Search code examples
pythonvalidationtensorflowkerastraining-data

Keras ImageDataGenerator validation split not selected from shuffled dataset


How can I randomly split my image dataset into training and validation datesets? More specifically, the validation_split argument in Keras ImageDataGenerator function is not randomly splitting my images into training and validation but is slicing the validation sample from an unshuffled dataset.


Solution

  • When specifying the validation_split argument in Keras' ImageDataGenerator the split is performed before the data is shuffled such that only the last x samples are taken. The issue is that the last sample of data selected as validation may not be representative of the training data and so it can fail. This is an especially common dead end when your image data is stored in a common directory with each sub-folder named by class. The has been noted in several posts:

    Choose random validation data set

    As you mentioned, Keras simply takes the last x samples of the dataset, so if you want to keep using it, you need to shuffle your dataset in advance.

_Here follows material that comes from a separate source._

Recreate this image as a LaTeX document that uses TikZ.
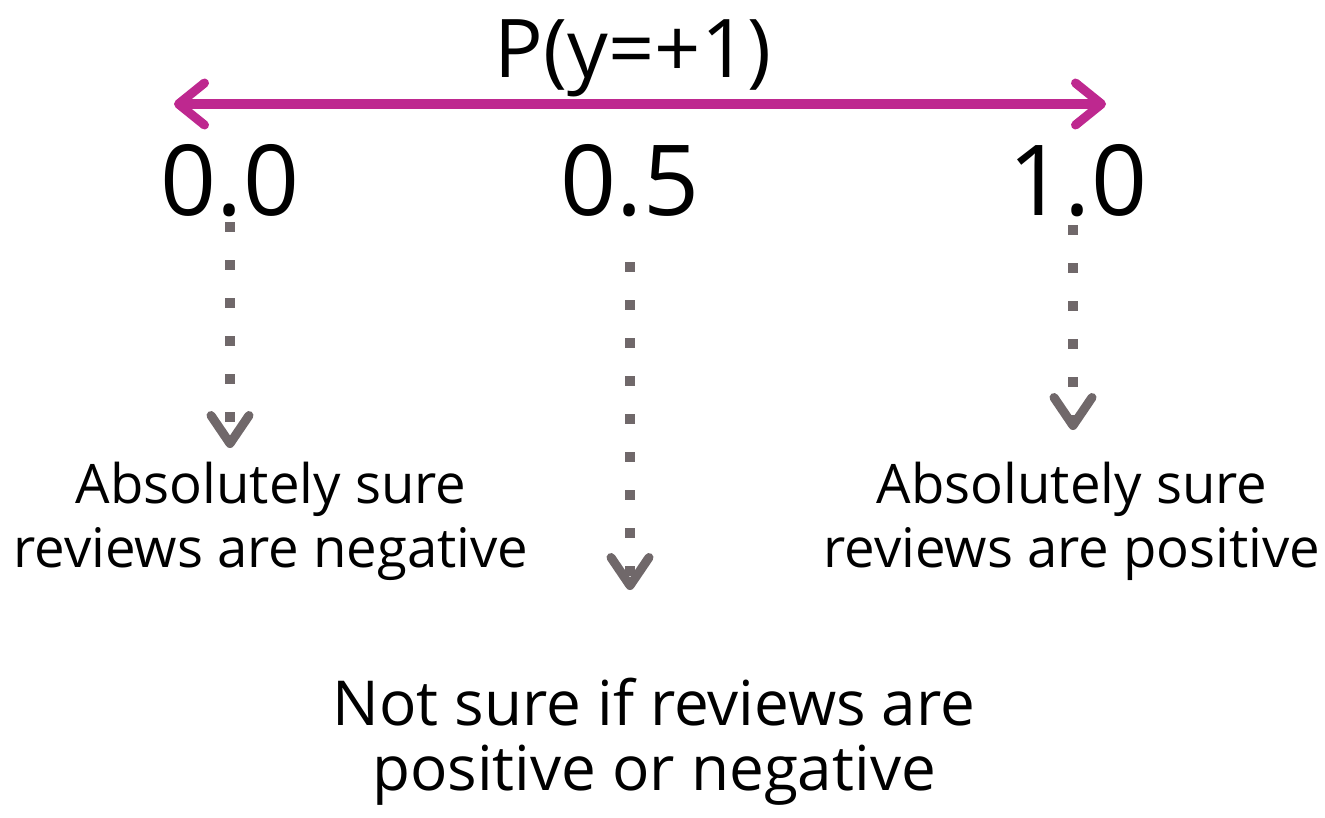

    The training accuracy is very high, while the validation accuracy is very low?

    please check if you have shuffled the data before training. Because the validation splitting in keras is performed before shuffle, so maybe you have chosen an unbalanced dataset as your validation set, thus you got the low accuracy.

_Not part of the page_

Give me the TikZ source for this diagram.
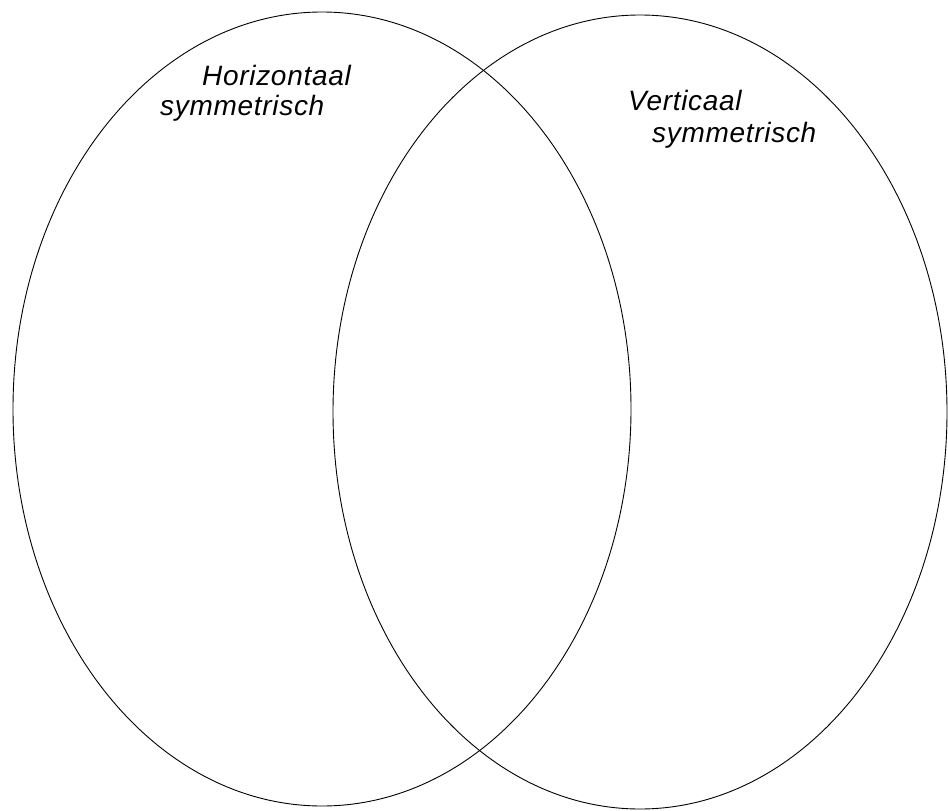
\documentclass[tikz,border=0pt]{standalone}
\usepackage{fontspec}
\setsansfont{Liberation Sans}[LetterSpace=2.5]
\usetikzlibrary{positioning}

\begin{document}
\begin{tikzpicture}[
  x=1pt, y=-1pt,
  set/.style={line width=0.9pt},
  lbl/.style={font=\sffamily\itshape\fontsize{28}{32}\selectfont, inner sep=0pt, anchor=base west}
]
\useasboundingbox (0,0) rectangle (948,811);
\draw[set] (322,409) ellipse [x radius=309, y radius=397];
\draw[set] (640,412) ellipse [x radius=307, y radius=397];
\node[lbl] (hor) at (202,85) {Horizontaal};
\node[lbl] (horsym) at (160,115) {symmetrisch};
\node[lbl] (ver) at (628,110) {Verticaal};
\node[lbl] (versym) at (652,142) {symmetrisch};
\end{tikzpicture}
\end{document}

    Does 'validation split' randomly choose validation sample?

    The validation data is picked as the last 10% (for instance, if validation_split=0.9) of the input. The training data (the remainder) can optionally be shuffled at every epoch (shuffle argument in fit). That doesn't affect the validation data, obviously, it has to be the same set from epoch to epoch.

    This answer points to the sklearn train_test_split() as a solution, but I want to propose a different solution that keeps consistency in the keras workflow.

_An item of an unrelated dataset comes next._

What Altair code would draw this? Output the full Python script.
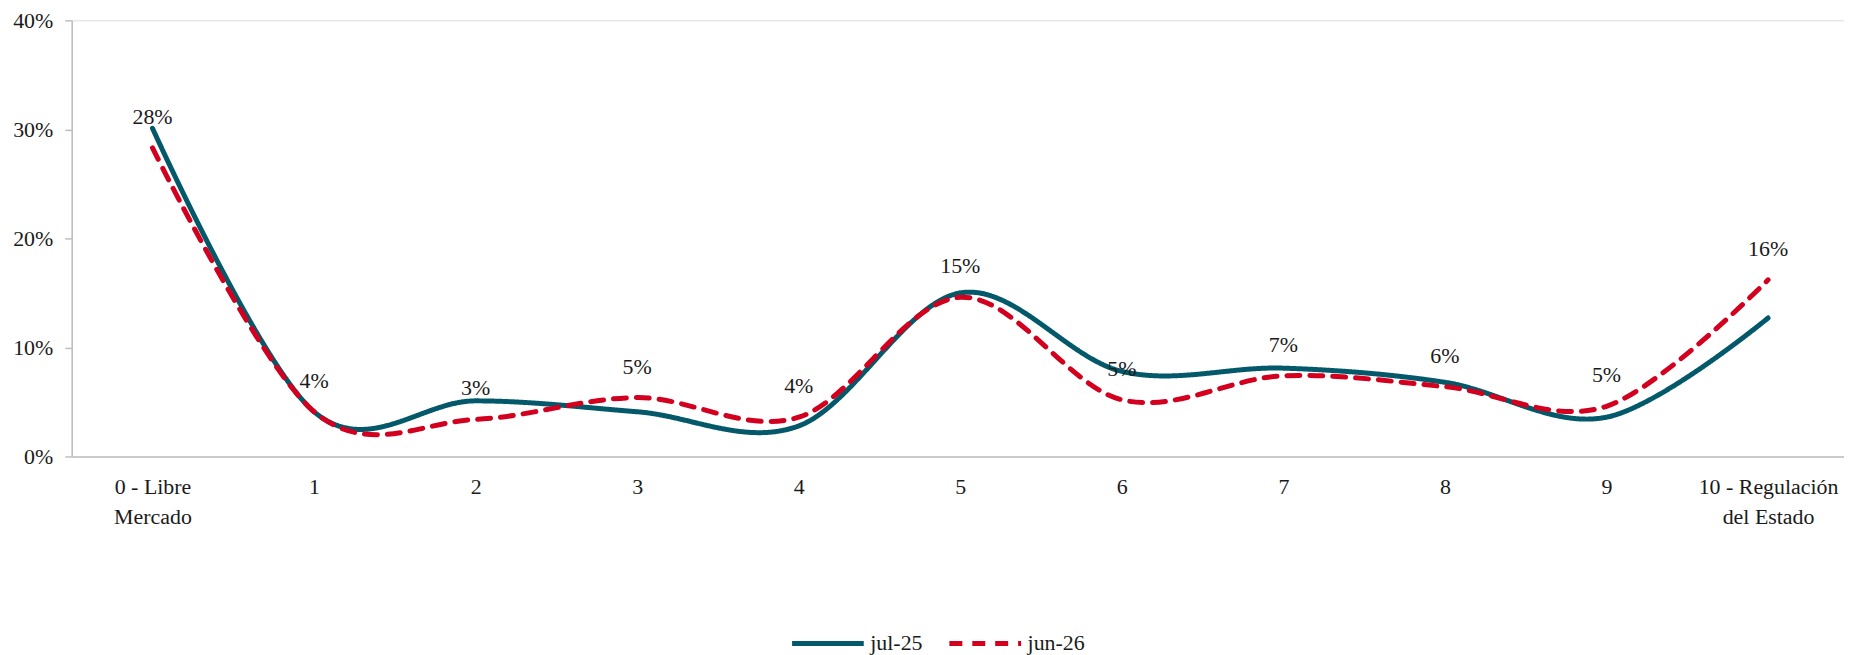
import altair as alt
import pandas as pd
import json

categories = ["0 - Libre|Mercado", "1", "2", "3", "4", "5", "6", "7", "8", "9", "10 - Regulación|del Estado"]
jul_25 = [30.1, 4.1, 5.1, 4.1, 2.8, 15.0, 7.8, 8.1, 6.8, 3.6, 12.7]
jun_26 = [28.3, 4.1, 3.4, 5.4, 3.6, 14.6, 5.2, 7.4, 6.4, 4.6, 16.2]
series_names = ["jul-25", "jun-26"]
series_colors = ["#03596a", "#d2001e"]

rows = []
for name, vals in zip(series_names, [jul_25, jun_26]):
    for i, (c, v) in enumerate(zip(categories, vals)):
        rows.append({"idx": i, "cat": c, "serie": name, "valor": v / 100.0})
df = pd.DataFrame(rows)

label_lines = [c.split("|") for c in categories]
label_expr = json.dumps(label_lines, ensure_ascii=False) + "[datum.value]"

FONT = "Liberation Serif"
TXT = "#1a1a1a"
GRAY = "#bfbfbf"
FS = 22

x_enc = alt.X("idx:Q", scale=alt.Scale(domain=[-0.5, 10.47], nice=False, zero=False),
              axis=alt.Axis(title=None, values=list(range(len(categories))), labelAngle=0, ticks=False,
                            domainColor=GRAY, domainWidth=1.5, labelExpr=label_expr,
                            labelFont=FONT, labelFontSize=FS, labelColor=TXT, labelPadding=20,
                            labelLineHeight=30, grid=False, labelFlush=False, labelOverlap=False))
y_enc = alt.Y("valor:Q", scale=alt.Scale(domain=[0, 0.4], nice=False),
              axis=alt.Axis(title=None, values=[0, 0.1, 0.2, 0.3, 0.4], format=".0%", grid=False,
                            domainColor=GRAY, domainWidth=1.5, tickColor=GRAY, tickWidth=1.5, tickSize=7,
                            labelFont=FONT, labelFontSize=FS, labelColor=TXT, labelPadding=12))

leg = alt.Legend(title=None, orient="none", legendX=721, legendY=587,
                 direction="horizontal", symbolType="stroke", symbolSize=5184,
                 symbolStrokeWidth=5, labelFont=FONT, labelFontSize=FS,
                 labelColor=TXT, labelOffset=4, columnPadding=16, padding=0)

lines = alt.Chart(df).mark_line(interpolate="cardinal", strokeWidth=5, strokeCap="round").encode(
    x=x_enc,
    y=y_enc,
    color=alt.Color("serie:N", scale=alt.Scale(domain=series_names, range=series_colors), legend=leg),
    strokeDash=alt.StrokeDash("serie:N", scale=alt.Scale(domain=series_names, range=[[1, 0], [13, 10]]),
                              legend=leg),
    order=alt.Order("idx:Q"),
)

labels = alt.Chart(df).transform_filter(alt.datum.serie == "jun-26").mark_text(
    dy=-31, fontSize=FS, font=FONT, color=TXT, baseline="middle", align="center"
).encode(
    x=alt.X("idx:Q"),
    y=alt.Y("valor:Q"),
    text=alt.Text("valor:Q", format=".0%"),
)

chart = alt.layer(lines, labels).properties(
    width=1780, height=438,
    padding={"left": 64, "top": 11, "right": 0, "bottom": 198},
    autosize=alt.AutoSizeParams(type="none"),
).configure_view(stroke=None).configure(background="white")

chart.save("out.html", embed_options={"renderer": "svg", "actions": False})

    With the split-folders package you can randomly split your main data directory into training, validation, and testing (or just training and validation) directories. The class-specific subfolders are automatically copied.

    The input folder shoud have the following format:

    input/
        class1/
            img1.jpg
            img2.jpg
            ...
        class2/
            imgWhatever.jpg
            ...
        ...
    

    In order to give you this:

    output/
        train/
            class1/
                img1.jpg
                ...
            class2/
                imga.jpg
                ...
        val/
            class1/
                img2.jpg
                ...
            class2/
                imgb.jpg
                ...
        test/            # optional
            class1/
                img3.jpg
                ...
            class2/
                imgc.jpg
                ...
    

    From the documentation:

    import split_folders
    
    # Split with a ratio.
    # To only split into training and validation set, set a tuple to `ratio`, i.e, `(.8, .2)`.
    split_folders.ratio('input_folder', output="output", seed=1337, ratio=(.8, .1, .1)) # default values
    
    # Split val/test with a fixed number of items e.g. 100 for each set.
    # To only split into training and validation set, use a single number to `fixed`, i.e., `10`.
    split_folders.fixed('input_folder', output="output", seed=1337, fixed=(100, 100), oversample=False) # default values
    

    With this new folder arrangement you can easily use keras data generators to divide your data into training and validation and eventually train your model.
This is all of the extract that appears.